Frank Vine Moody was the youngest son of James and Elizabeth Moody. He was born in 1875 in Basingstoke.
He attended Queen Mary’s School, which was a Grammar School in Basingstoke for boys aged between 11-18. The school was opened in 1556 and closed in 1970. It originated when the Chantry Chapel of the Holy Ghost was re-opened in Basingstoke in 1556. It remained a Chapel until 1870, when a purpose built structure was erected in Worting Road, which is where Frank would have attended.
The school uniform that Frank may have worn was grey trousers, black blazer and white shirt for senior boys, with a grey shirt for junior boys. The school tie was broad diagonal stripes of pale and navy blue. The school badge was a white dove descending on a black background, with the letters Q.M.S.B. beneath. Up to the 4th form boys wore a peaked black cap with a silver emblem of a dove descending.
Games lessons in the summer terms included cricket, lawn tennis, athletics and swimming in the schools unheated open air pool. In the winter, games were rugby football, association football and hockey.
Towards the end of 1895 Frank seems to have been living in Richmond. He eventually joined his eldest brother Arthur in the management of the family business ‘James Moody and Sons’.
According to his obituary, Frank had an even and quiet disposition which had made him a general favourite among friends and in his business relations. His chief recreations were Basingstoke football and golf. He supported the Basingstoke Golf Club until it closed, and then played at Bramshot Golf Club.
When his older brother Arthur went to France in 1918, the management of both the London Street business and the Church Street business (the manager of which had also gone to France) fell entirely on Frank’s shoulders. Three months before the end of World War 1, at the age of 42, Frank was called up and he served for three months on the Flanders Front as a motorcycle dispatch rider in the RAF. He had very little training for what was very exacting work, this combined with anxiety of leaving the business in someone else’s hands and his mother with no home (she had lived for many years over the shop at 17 London Street) along with excessive work after demobilisation took it’s toll on him. According to his obituary, ‘he was never the same afterwards, and though those who knew him hoped for a recovery from the ups and downs of his illness, the trouble proved too much for him and the war claimed another, though late, victim.’
Frank had a nervous breakdown fifteen months before his death on 11th December 1922. The funeral took place on the afternoon of Thursday 14th December.
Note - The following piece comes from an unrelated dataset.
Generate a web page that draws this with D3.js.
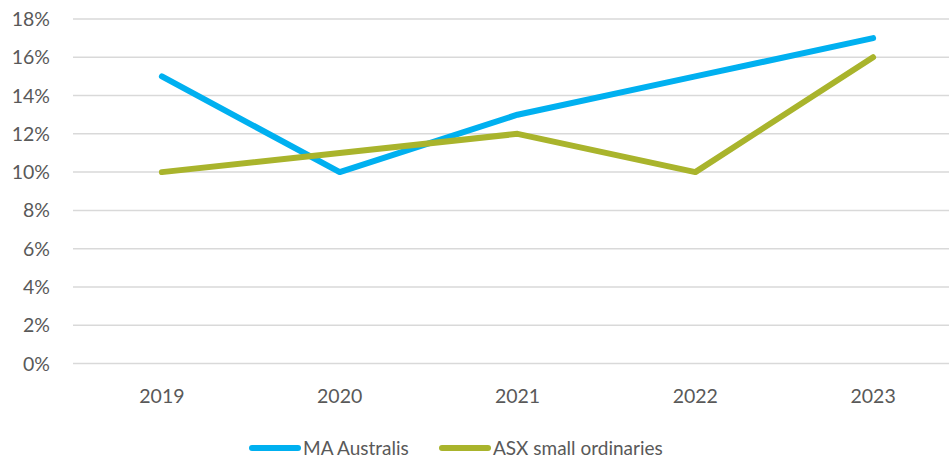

The service was at St Michael’s Church, officated by the Vicar Rev. Dr. Boustead. Present were: Mrs Moody (mother), Mr Arthur Moody (brother), Mr and Mrs James Butler Moody (brother and sister in law), Mrs Ethel Butler and Mrs Mabel Barlow (sisters), Mr Gerald Powell (brother in law), and the employees of the firm. Amongst others present were: Mr Douglas Phillips, Mr B C Lear, Mr H S Whetham, Mr B E Ames, Mrs and the Misses Cannon, Mr and Mrs Arnold Joice, and Mr H W Cater. Organist Mr S H Anstey, ARCO, played ‘But the Lord is mindful of his own’ as the coffin was being borne up the aisle. The coffin was covered a floral wreath and cross. The 90th Psalm was sung and this was followed by the reading of Corinthians XV. The final song was ‘Rock of Ages’, then the coffin was taken out of the church with music by Chopin ‘Marche Funebre’. Frank was buried at Worting Road Cemetery in Basingstoke, in the family grave. The coffin, which was made of plain oak with brass furniture had the inscription ‘ FRANK VINE MOODY, Died Dec. 11, 1922, Aged 46 years.
The inscriptions on the floral tributes were: ‘In loving memory from Mother, Arthur and Ethel’, ‘In loving memory from Jim and Annie’, ‘In affectionate remembrance from Gerald and Blanche’, ‘In affectionate remembrance from Tom and Mabel’, ‘With deapest sympathy from the employees of the firm’, with sympathy, Carveth’ (manager of the London Street business), ‘with deepest sympathy from Mr and Mrs H G Waller’ (Manager of Little Dust Pan furnishing stores), ‘from Sir Philip and Lady Nash, with kind memories’, ‘from Mrs W Cannon and family, with sincere regret and kind sympathy’.